Unfortunately though, this book was kind of boring. Which says a lot considering its subject matter- pre World War II Berlin.
In the Garden of Beasts is the story of the Dodd family. Appointed ambassador to Germany in 1933, William E. Dodd navigates the political climate during Hitler’s rise to power, encountering several major Nazi players along the way. The issue that I had though, was that none of the information was especially new, especially if you have even the most basic grasp of World War II History.
The central message of the book was that the international community did basically nothing to stop Hitler’s ascension. Jewish persecution was either downplayed or ignored, and violence was brushed off over and over again. The entire narrative was essentially this: bad thing happens to a foreigner or “non-Aryan”, barely anything is said about it internationally, the situation continues, repeat over and over. And we all know what happens in the end.

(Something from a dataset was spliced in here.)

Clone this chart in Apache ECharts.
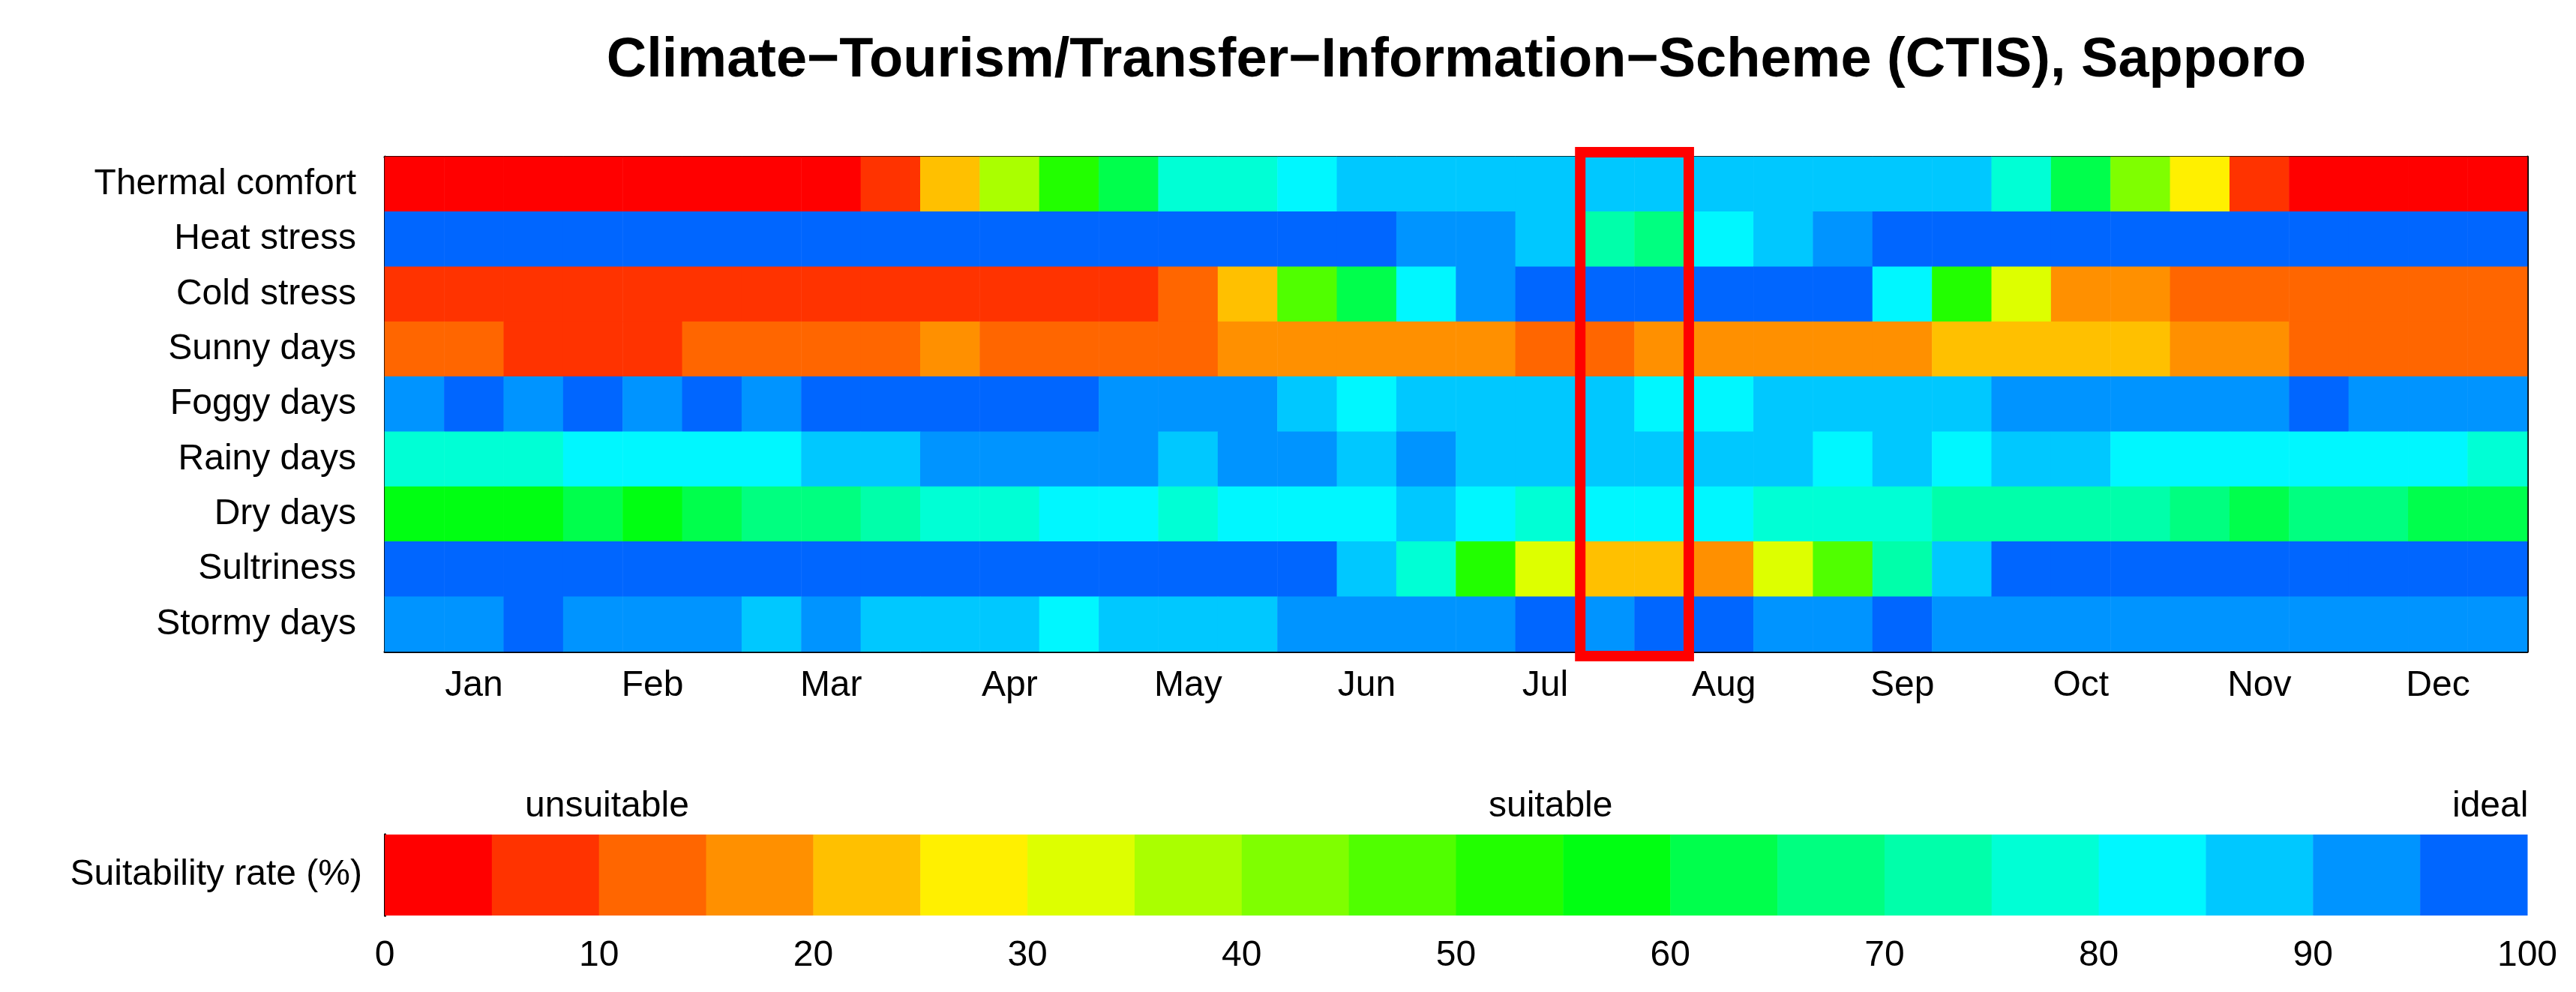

It makes you angry to read about, but at the same time none of the information was particularly new.
A side narrative of the whole thing was Dodd’s daughter Martha and her seemingly endless affairs (including with a Russian agent and Gestapo chief Rudolf Diels). This part of the story was a tad more interesting to me as it was an unknown component. However, it too had a very static arc until the epilogue.
Should You Read This?
When I read non-fiction, a primary goal is to learn something about the topic I’m pouring through. I just didn’t get that here, which is why I’m rating this book as “alright.”
If you have no background knowledge of 1930s Germany, it might be worth picking up. As previously mentioned, the writing is pretty engaging for a non-fiction work. However, if history does happen to be your cup of tea, and you have a good grasp of the era, you can skip this (and read Devil in the White City instead- it was far more interesting!)